Antes de nada mais, convém alertar que não estou usando o termo “velhinho” de maneira pejorativa. Não. Refiro-me a mim mesmo desta forma exaltando, por exemplo, a beleza da referência às velhas guardas das escolas de samba, ao valor garantido pelo ouro velho, ou mais que tudo para a simbologia das velhas amizades. Na mesma linha, posso garantir que não visto a fantasia tão cara a quem quer converter o envelhecimento em “melhor idade”, como se envelhecer fosse uma delícia. Minha reflexão, aliás, decorre exatamente do aborrecimento determinado pela passagem do tempo. Há uns 15 anos não dirijo. Além de não gostar do manejo de máquinas em geral, prefiro ler, dormir, conversar empenhadamente, do que ficar nas ruas ou estradas com a direção na mão e concentrado nos possíveis perigos, sinais, avisos.
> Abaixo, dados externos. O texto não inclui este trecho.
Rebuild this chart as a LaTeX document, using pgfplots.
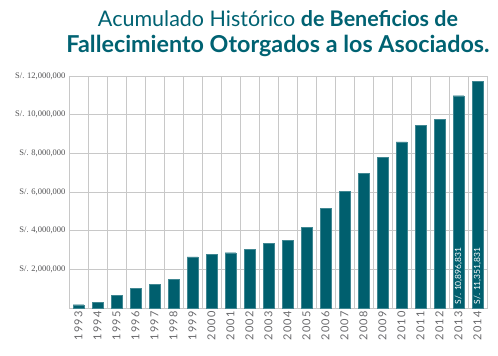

Não confundir com a Velha Guarda Beth Carvalho, Nelson Sargento e Fernanda Montenegro
Aconteceu, porém de eu ganhar uma bolsa para escrever um ensaio em universidade norte-americana, precisamente em Stanford na Califórnia. Os campi universitários dos Estados Unidos, em termos de localização, obedecem a três possibilidades: ou são situados em cidades e se integram à paisagem urbana, ou ficam em beira de estradas movimentadas que, afinal, facilitam o acesso, ou se isolam em locais remotos, como fazendas longínquas com o fito mesmo de tornar os estudos o centro das atenções. Stanford se coloca nesse último modelo. Sabedor disso por já ter morado aqui, tratei de refazer minha habilitação, pois queria ter liberdade de movimento. Por si só isso me foi uma aventura completa. Morador de Taubaté, com pouco tempo para resolver a questão, precisei refazer minha carta lá. Aprender as novas regras, me submeter a exames gerais foi uma volta no tempo e um desafio à minha capacidade de atualização. A tal “direção defensiva” simplesmente não existia e nem os alertas de primeiros socorros. Enfim, a despeito de mim mesmo, consegui tudo a tempo.
Estando na Califórnia, contudo, alojado no magnífico campus, achei que seria inútil alugar um automóvel. Para satisfação geral de todos, mesmo tempo habilitação para carros, optei por uma bicicleta e se fosse o caso pelas facilidades do uber. As distâncias entre diferentes pontos no campus justificam de sobra a locomoção por pedaladas, e a existência de um posto para aluguel na própria universidade explica muito dessa prática. Foi assim que busquei informações mais detalhadas sobre como me tornar um ciclista. A primeira surpresa decorreu do custo, quase igual ao de automóvel. Depois, ainda mais espantosos, vinham os detalhes complementares com os devidos acréscimos: o obrigatório uso do capacete; com cesta única ou dupla; com faróis dianteiros e traseiros; com cadeado; com adesivos para iluminação noturna. Enfim, uma parafernália insuspeitada. Aconteceu de estar em meio a tantas escolhas quando um outro professor estrangeiro vinha reportar ao dono que não achava a bicicleta. Sem saber onde tinha estacionado, contava ele que fazia três dias que procurava, sem sucesso pela mesma. Conhecendo minha clássica distração para situações como essa, fiquei gelado e, mesmo tendo gastado muito tempo fazendo as escolhas, desculpei-me com o atendente e pedi mais um dia para meditação.
Uma das razões do esquecimento do Mestre Sebe: excesso de idosos e bikes
De início fiz tudo a pé. O frio, o peso do material transportado e o cansaço, contudo, me convenceram que valia a pena correr o risco do pedal, e lá fui de volta à bicicletaria. Ao explicar meu temor para o gentil rapaz, soube de mais um apetrecho que poderia me salvar, uma chave que se comunica com a campainha e que acionada toca avisando do lugar do veículo, no estacionamento.
Nos primeiros dias deu certo ocorreu, porém, de eu perder a chave e, claro, não saber onde havia deixado a tal bike. Resolvi esperar até o final do dia para ver se todos os vizinhos de estacionamento retirariam as suas. Não contava com as aulas da noite e foi em vão meu esforço. Com o avanço das horas, não me restou outra coisa que falar com o pessoal da bicicletaria. A decepção veio com a porta fechada. Ir a polícia do campus foi bem embaraçoso, pois nessa altura da vida, revelar tal peripécia me parecia algo humilhante. Atencioso, o policial experimentado solicitou que eu refizesse o caminho desde minha casa, e numa viatura, facilmente me levou ao local onde estava a tranquila bicicleta. O que aprendi desta lição? Em primeiro lugar que não posso mesmo confiar em minha memória; em segundo que saber da chave não era suficiente para garantir o paradeiro da bicicleta, e por terceiro que neste exato momento não sei onde está a bicicleta e novamente me aflijo com a chave desaparecida.